Figure scripts
——————

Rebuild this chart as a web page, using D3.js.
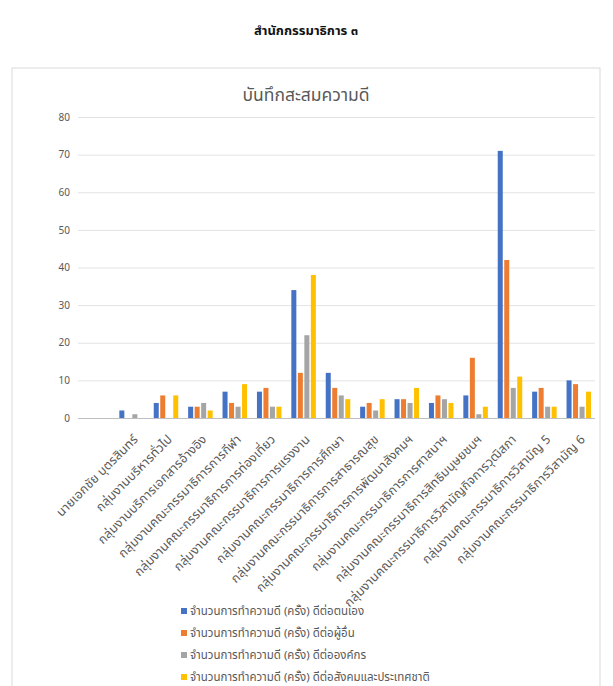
<!DOCTYPE html>
<html>
<head>
<meta charset="utf-8">
<script src="https://cdn.jsdelivr.net/npm/d3@7"></script>
<style>
  body { margin: 0; background: #fff; }
  svg text { font-family: "Noto Sans Thai", "Tahoma", "Noto Sans", "DejaVu Sans", sans-serif; }
</style>
</head>
<body>
<div id="container"></div>
<script>
// first category is blank in the source sheet
const categories = ["",
    "นายเอกชัย บุตรสินทร์",
    "กลุ่มงานบริหารทั่วไป",
    "กลุ่มงานบริการเอกสารอ้างอิง",
    "กลุ่มงานคณะกรรมาธิการการกีฬา",
    "กลุ่มงานคณะกรรมาธิการการท่องเที่ยว",
    "กลุ่มงานคณะกรรมาธิการการแรงงาน",
    "กลุ่มงานคณะกรรมาธิการการศึกษา",
    "กลุ่มงานคณะกรรมาธิการการสาธารณสุข",
    "กลุ่มงานคณะกรรมาธิการการพัฒนาสังคมฯ",
    "กลุ่มงานคณะกรรมาธิการการศาสนาฯ",
    "กลุ่มงานคณะกรรมาธิการสิทธิมนุษยชนฯ",
    "กลุ่มงานคณะกรรมาธิการวิสามัญกิจการวุฒิสภา",
    "กลุ่มงานคณะกรรมาธิการวิสามัญ 5",
    "กลุ่มงานคณะกรรมาธิการวิสามัญ 6"];

const seriesNames = [
    "จำนวนการทำความดี (ครั้ง) ดีต่อตนเอง",
    "จำนวนการทำความดี (ครั้ง) ดีต่อผู้อื่น",
    "จำนวนการทำความดี (ครั้ง) ดีต่อองค์กร",
    "จำนวนการทำความดี (ครั้ง) ดีต่อสังคมและประเทศชาติ"];

const selfValues    = [null, 2, 4, 3, 7, 7, 34, 12, 3, 5, 4, 6, 71, 7, 10];
const othersValues  = [null, 0, 6, 3, 4, 8, 12, 8, 4, 5, 6, 16, 42, 8, 9];
const orgValues     = [null, 1, 0, 4, 3, 3, 22, 6, 2, 4, 5, 1, 8, 3, 3];
const societyValues = [null, 0, 6, 2, 9, 3, 38, 5, 5, 8, 4, 3, 11, 3, 7];

const yTicks = [0, 10, 20, 30, 40, 50, 60, 70, 80];
const colors = ["#4472C4", "#ED7D31", "#A5A5A5", "#FFC000"];

const w = 613, h = 686;
const plotLeft = 80, plotRight = 596, plotTop = 117, plotBottom = 418;

const allSeries = [selfValues, othersValues, orgValues, societyValues];
const rows = categories.map((c, i) => ({
    cat: c,
    vals: allSeries.map((s, j) => ({ key: seriesNames[j], v: s[i] }))
}));

const svg = d3.select("#container").append("svg")
    .attr("width", w).attr("height", h);

svg.append("text")
    .text("สำนักกรรมาธิการ ๓")
    .attr("x", 306).attr("y", 35)
    .attr("text-anchor", "middle")
    .attr("font-size", "13px").attr("font-weight", "bold")
    .attr("fill", "#111");

svg.append("rect")
    .attr("x", 12).attr("y", 68)
    .attr("width", 588).attr("height", 640)
    .attr("fill", "none").attr("stroke", "#d9d9d9");

svg.append("text")
    .text("บันทึกสะสมความดี")
    .attr("x", 306).attr("y", 101)
    .attr("text-anchor", "middle")
    .attr("font-size", "17.5px")
    .attr("fill", "#595959");

const y = d3.scaleLinear().domain([0, 80]).range([plotBottom, plotTop]);
const x0 = d3.scaleBand().domain(categories).range([plotLeft, plotRight]);
const x1 = d3.scaleBand().domain(seriesNames).range([0, x0.bandwidth()])
    .paddingInner(0.23).paddingOuter(0.76);
const color = d3.scaleOrdinal().domain(seriesNames).range(colors);

// gridlines
const yAxis = d3.axisLeft(y).tickValues(yTicks).tickSize(-(plotRight - plotLeft + 1)).tickPadding(8);
const gy = svg.append("g")
    .attr("transform", "translate(" + (plotLeft - 2) + ",0)")
    .call(yAxis);
gy.select(".domain").remove();
gy.selectAll("line").attr("stroke", (d) => d === 0 ? "#bfbfbf" : "#e3e3e3");
gy.selectAll("text").attr("fill", "#595959").attr("font-size", "10px");

const groups = svg.append("g").selectAll("g")
    .data(rows)
    .enter().append("g")
    .attr("transform", (d) => "translate(" + x0(d.cat) + ",0)");

groups.selectAll("rect")
    .data((d) => d.vals.filter((e) => e.v !== null))
    .enter().append("rect")
    .attr("x", (d) => x1(d.key))
    .attr("width", x1.bandwidth())
    .attr("y", (d) => y(d.v))
    .attr("height", (d) => y(0) - y(d.v))
    .attr("fill", (d) => color(d.key));

// category labels, rotated
const xAxis = d3.axisBottom(x0).tickSize(0).tickPadding(0);
const gx = svg.append("g")
    .attr("transform", "translate(0," + plotBottom + ")")
    .call(xAxis);
gx.select(".domain").remove();
gx.selectAll("text")
    .attr("fill", "#595959")
    .attr("font-size", "12.5px")
    .attr("letter-spacing", "0.2px")
    .attr("text-anchor", "end")
    .attr("dy", "0.35em")
    .attr("transform", "translate(4,19) rotate(-45)");

const legend = svg.append("g").selectAll("g")
    .data(seriesNames)
    .enter().append("g")
    .attr("transform", (d, i) => "translate(181," + (611 + i * 22) + ")");
legend.append("rect")
    .attr("x", 0).attr("y", -3)
    .attr("width", 6).attr("height", 6)
    .attr("fill", (d) => color(d));
legend.append("text")
    .text((d) => d)
    .attr("x", 9).attr("y", 0)
    .attr("dy", "0.35em")
    .attr("font-size", "11.5px")
    .attr("fill", "#595959");
</script>
</body>
</html>
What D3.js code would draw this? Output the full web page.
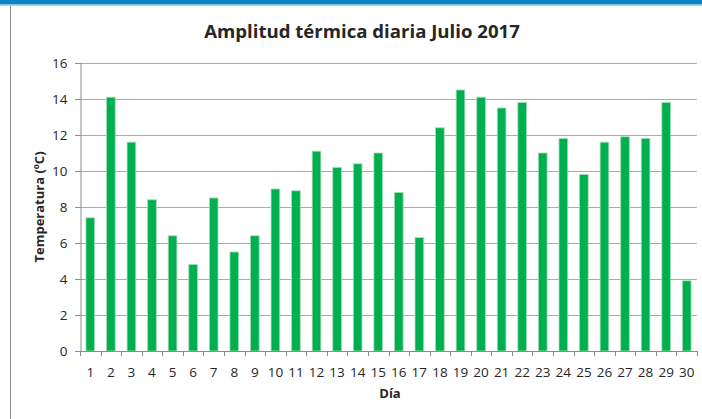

——————

> _Stated problem_
Without including the pictures, reproduce all entries exactly.

> _Output for this exercise_
Rebuild this chart as a web page, using D3.js.
<!DOCTYPE html>
<html>
<head>
<meta charset="utf-8">
<script src="https://cdn.jsdelivr.net/npm/d3@7"></script>
<style>
  body { margin: 0; background: #fff; }
  svg text { font-family: "Noto Sans Thai", "Tahoma", "Noto Sans", "DejaVu Sans", sans-serif; }
</style>
</head>
<body>
<div id="container"></div>
<script>
// first category is blank in the source sheet
const categories = ["",
    "นายเอกชัย บุตรสินทร์",
    "กลุ่มงานบริหารทั่วไป",
    "กลุ่มงานบริการเอกสารอ้างอิง",
    "กลุ่มงานคณะกรรมาธิการการกีฬา",
    "กลุ่มงานคณะกรรมาธิการการท่องเที่ยว",
    "กลุ่มงานคณะกรรมาธิการการแรงงาน",
    "กลุ่มงานคณะกรรมาธิการการศึกษา",
    "กลุ่มงานคณะกรรมาธิการการสาธารณสุข",
    "กลุ่มงานคณะกรรมาธิการการพัฒนาสังคมฯ",
    "กลุ่มงานคณะกรรมาธิการการศาสนาฯ",
    "กลุ่มงานคณะกรรมาธิการสิทธิมนุษยชนฯ",
    "กลุ่มงานคณะกรรมาธิการวิสามัญกิจการวุฒิสภา",
    "กลุ่มงานคณะกรรมาธิการวิสามัญ 5",
    "กลุ่มงานคณะกรรมาธิการวิสามัญ 6"];

const seriesNames = [
    "จำนวนการทำความดี (ครั้ง) ดีต่อตนเอง",
    "จำนวนการทำความดี (ครั้ง) ดีต่อผู้อื่น",
    "จำนวนการทำความดี (ครั้ง) ดีต่อองค์กร",
    "จำนวนการทำความดี (ครั้ง) ดีต่อสังคมและประเทศชาติ"];

const selfValues    = [null, 2, 4, 3, 7, 7, 34, 12, 3, 5, 4, 6, 71, 7, 10];
const othersValues  = [null, 0, 6, 3, 4, 8, 12, 8, 4, 5, 6, 16, 42, 8, 9];
const orgValues     = [null, 1, 0, 4, 3, 3, 22, 6, 2, 4, 5, 1, 8, 3, 3];
const societyValues = [null, 0, 6, 2, 9, 3, 38, 5, 5, 8, 4, 3, 11, 3, 7];

const yTicks = [0, 10, 20, 30, 40, 50, 60, 70, 80];
const colors = ["#4472C4", "#ED7D31", "#A5A5A5", "#FFC000"];

const w = 613, h = 686;
const plotLeft = 80, plotRight = 596, plotTop = 117, plotBottom = 418;

const allSeries = [selfValues, othersValues, orgValues, societyValues];
const rows = categories.map((c, i) => ({
    cat: c,
    vals: allSeries.map((s, j) => ({ key: seriesNames[j], v: s[i] }))
}));

const svg = d3.select("#container").append("svg")
    .attr("width", w).attr("height", h);

svg.append("text")
    .text("สำนักกรรมาธิการ ๓")
    .attr("x", 306).attr("y", 35)
    .attr("text-anchor", "middle")
    .attr("font-size", "13px").attr("font-weight", "bold")
    .attr("fill", "#111");

svg.append("rect")
    .attr("x", 12).attr("y", 68)
    .attr("width", 588).attr("height", 640)
    .attr("fill", "none").attr("stroke", "#d9d9d9");

svg.append("text")
    .text("บันทึกสะสมความดี")
    .attr("x", 306).attr("y", 101)
    .attr("text-anchor", "middle")
    .attr("font-size", "17.5px")
    .attr("fill", "#595959");

const y = d3.scaleLinear().domain([0, 80]).range([plotBottom, plotTop]);
const x0 = d3.scaleBand().domain(categories).range([plotLeft, plotRight]);
const x1 = d3.scaleBand().domain(seriesNames).range([0, x0.bandwidth()])
    .paddingInner(0.23).paddingOuter(0.76);
const color = d3.scaleOrdinal().domain(seriesNames).range(colors);

// gridlines
const yAxis = d3.axisLeft(y).tickValues(yTicks).tickSize(-(plotRight - plotLeft + 1)).tickPadding(8);
const gy = svg.append("g")
    .attr("transform", "translate(" + (plotLeft - 2) + ",0)")
    .call(yAxis);
gy.select(".domain").remove();
gy.selectAll("line").attr("stroke", (d) => d === 0 ? "#bfbfbf" : "#e3e3e3");
gy.selectAll("text").attr("fill", "#595959").attr("font-size", "10px");

const groups = svg.append("g").selectAll("g")
    .data(rows)
    .enter().append("g")
    .attr("transform", (d) => "translate(" + x0(d.cat) + ",0)");

groups.selectAll("rect")
    .data((d) => d.vals.filter((e) => e.v !== null))
    .enter().append("rect")
    .attr("x", (d) => x1(d.key))
    .attr("width", x1.bandwidth())
    .attr("y", (d) => y(d.v))
    .attr("height", (d) => y(0) - y(d.v))
    .attr("fill", (d) => color(d.key));

// category labels, rotated
const xAxis = d3.axisBottom(x0).tickSize(0).tickPadding(0);
const gx = svg.append("g")
    .attr("transform", "translate(0," + plotBottom + ")")
    .call(xAxis);
gx.select(".domain").remove();
gx.selectAll("text")
    .attr("fill", "#595959")
    .attr("font-size", "12.5px")
    .attr("letter-spacing", "0.2px")
    .attr("text-anchor", "end")
    .attr("dy", "0.35em")
    .attr("transform", "translate(4,19) rotate(-45)");

const legend = svg.append("g").selectAll("g")
    .data(seriesNames)
    .enter().append("g")
    .attr("transform", (d, i) => "translate(181," + (611 + i * 22) + ")");
legend.append("rect")
    .attr("x", 0).attr("y", -3)
    .attr("width", 6).attr("height", 6)
    .attr("fill", (d) => color(d));
legend.append("text")
    .text((d) => d)
    .attr("x", 9).attr("y", 0)
    .attr("dy", "0.35em")
    .attr("font-size", "11.5px")
    .attr("fill", "#595959");
</script>
</body>
</html>
What D3.js code would draw this? Output the full web page.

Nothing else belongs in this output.